Komponen yang hilang dalam UU 23/1999 tentang BI adalah aspek akuntabilitas (accountability). Bank sentral harus mempertangungjawabkan segala tindakan dan kinerjanya dalam mencapai target moneter yang telah ditetapkan. Prinsip akuntabilitas memungkinkan bank sentral diawasi dan diperiksa segala tindakannya oleh masyarakat.

Dalam masyarakat yang demokratis, masyarakat yang memilih pejabat publik, melalui perwakilannya di parlemen, berhak mengenakan sanksi kepada pembuat kebijakan yang tidak kompeten. Hanya dengan menegaskan dalam undang-undang bahwa pembuat kebijakan akan ‘dihukum’ bila kinerjanya jelek, maka pembuat kebijakan akan berusaha keras untuk membuat kebijakan yang terbaik.

Di US, Dewan Gubernur dari Federal Reserve Board diawasi oleh konggres. Di Selandia Baru, akuntabilitas gubernur bank sentral dibuat dalam hukum tertulis yang menyatakan bahwa gubernur dapat kehilangan independensinya, bahkan dipecat, bila gagal mencapai target kebijakan (Walsh, 1996).

Di Indonesia, akuntabilitas BI hanya sebatas transparansi laporan perkembangan moneter.
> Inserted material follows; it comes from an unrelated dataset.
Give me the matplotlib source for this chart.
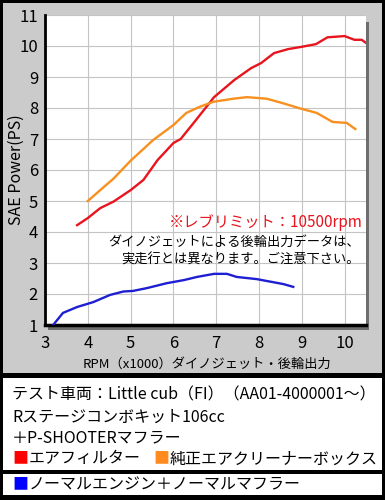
import matplotlib.pyplot as plt
from matplotlib.patches import Rectangle
import numpy as np

plt.rcParams['font.family'] = ['Noto Sans CJK JP', 'DejaVu Sans']

# dyno data (rpm x1000, PS)
red_rpm = [3.75, 4.0, 4.29, 4.6, 5.0, 5.3, 5.63, 6.0, 6.17, 6.52, 6.95, 7.42, 7.82, 8.05,
           8.35, 8.68, 8.98, 9.33, 9.6, 10.0, 10.23, 10.4, 10.5]
red_ps = [4.22, 4.45, 4.77, 4.98, 5.35, 5.68, 6.32, 6.87, 7.0, 7.6, 8.35, 8.9, 9.29, 9.45,
          9.77, 9.9, 9.97, 10.06, 10.28, 10.32, 10.2, 10.2, 10.1]
orange_rpm = [4.0, 4.29, 4.6, 5.0, 5.53, 6.0, 6.3, 6.6, 6.93, 7.4, 7.72, 8.18, 8.57,
              8.95, 9.35, 9.72, 10.05, 10.25]
orange_ps = [5.0, 5.35, 5.72, 6.3, 6.97, 7.45, 7.84, 8.03, 8.2, 8.3, 8.35, 8.3, 8.15,
             7.99, 7.84, 7.55, 7.52, 7.32]
blue_rpm = [3.19, 3.42, 3.75, 4.13, 4.52, 4.83, 5.06, 5.38, 5.85, 6.25, 6.55, 6.95,
            7.25, 7.48, 7.95, 8.18, 8.57, 8.8]
blue_ps = [1.0, 1.39, 1.58, 1.74, 1.97, 2.08, 2.1, 2.19, 2.35, 2.45, 2.55, 2.65,
           2.65, 2.55, 2.48, 2.42, 2.32, 2.23]

x_ticks = [3, 4, 5, 6, 7, 8, 9, 10]
y_ticks = [1, 2, 3, 4, 5, 6, 7, 8, 9, 10, 11]

W, H = 385, 500
fig = plt.figure(figsize=(W / 100, H / 100), dpi=100, facecolor='black')


def box(x0, y0, x1, y1, color, z=0):
    # rectangle in pixel coords (y from top)
    fig.patches.append(Rectangle((x0 / W, 1 - y1 / H), (x1 - x0) / W, (y1 - y0) / H,
                                 transform=fig.transFigure, facecolor=color,
                                 edgecolor='none', zorder=z))


box(3, 3, 382, 373, '#cbcbcb', z=-3)
box(3, 378, 382, 470, 'white', z=-3)
box(3, 474, 382, 495, 'white', z=-3)
# shadow of the plot box
box(48, 22, 369, 330, '#6e6e6e', z=-2)

ax = fig.add_axes([45 / W, 1 - 325 / H, (366 - 45) / W, (325 - 15) / H])
ax.set_zorder(5)
ax.set_facecolor('white')

ax.plot(red_rpm, red_ps, color='#e8141e', lw=1.7, zorder=3)
ax.plot(orange_rpm, orange_ps, color='#f7901e', lw=1.7, zorder=3)
ax.plot(blue_rpm, blue_ps, color='#1e1ed2', lw=1.7, zorder=3)

ax.set_xlim(3, 10.5)
ax.set_ylim(1, 11)
ax.set_xticks(x_ticks)
ax.set_yticks(y_ticks)
# light grid (dotted in the original)
ax.grid(True, color='#c4c4c4', linestyle='-', lw=0.8)
ax.set_axisbelow(True)
ax.tick_params(length=0, labelsize=12, pad=5)
ax.tick_params(axis='x', pad=7)
for s in ['top', 'right']:
    ax.spines[s].set_visible(False)
ax.spines['left'].set_linewidth(2)
ax.spines['bottom'].set_linewidth(2.5)

ax.set_xlabel('RPM（x1000）ダイノジェット・後輪出力', fontsize=9.5)
ax.set_ylabel('SAE Power(PS)', fontsize=11.5)
ax.xaxis.set_label_coords(0.505, -0.125)
ax.yaxis.set_label_coords(-0.09, 0.5)
ax.xaxis.label.set_va('center')
ax.yaxis.label.set_va('center')

ax.text(10.42, 4.3, '※レブリミット：10500rpm', color='#e8141e', fontsize=11,
        ha='right', va='center')
ax.text(10.35, 3.38, 'ダイノジェットによる後輪出力データは、\n実走行とは異なります。ご注意下さい。',
        fontsize=9.5, ha='right', va='center', linespacing=1.5)

fs = 11.5
fig.text(12 / W, 1 - 395 / H, 'テスト車両：Little cub（FI）（AA01-4000001～）', fontsize=fs, va='center')
fig.text(12 / W, 1 - 417 / H, 'Rステージコンボキット106cc', fontsize=fs, va='center')
fig.text(12 / W, 1 - 438 / H, '＋P-SHOOTERマフラー', fontsize=fs, va='center')
fig.text(12 / W, 1 - 459 / H, '■', color='#ff0000', fontsize=fs, va='center')
fig.text(29 / W, 1 - 459 / H, 'エアフィルター', fontsize=fs, va='center')
fig.text(153 / W, 1 - 459 / H, '■', color='#ff8a1e', fontsize=fs, va='center')
fig.text(170 / W, 1 - 459 / H, '純正エアクリーナーボックス', fontsize=fs, va='center')
fig.text(12 / W, 1 - 485 / H, '■', color='#0000ff', fontsize=fs, va='center')
fig.text(29 / W, 1 - 485 / H, 'ノーマルエンジン＋ノーマルマフラー', fontsize=fs, va='center')

fig.savefig('out.png', dpi=100, facecolor='black')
Sedangkan DPR, yang mewakili rakyat dan seharusnya memeriksa kinerja BI, tidak lebih daripada sekumpulan orang-orang yang berkolusi untuk memaksimumkan keuntungan pribadi dengan mengabaikan kepentingan publik.

Akibatnya BI menjadi lembaga independen yang tidak mempunyai akuntabilitas: seburuk apa pun kinerja BI, para pejabat BI dapat tenang dan terus menerima fasilitas dari publik.

Pengalaman Indonesia menunjukkan bahwa independensi bank sentral tanpa akuntabilitas tidak akan memperbaiki, bila bukan berbahaya bagi, stabilitas moneter.

Untuk memperbaiki kinerja BI dalam menciptakan stabilitas moneter, bukan saja diperlukan seorang gubernur BI yang bermoral, tapi juga perlu dilakukan amandemen UU 23/1999 tentang BI. Dalam UU mengenai BI yang baru nanti, perlu ditegaskan aspek akuntabilitas dan indikator-indikator moneter untuk mengevaluasi kinerja BI.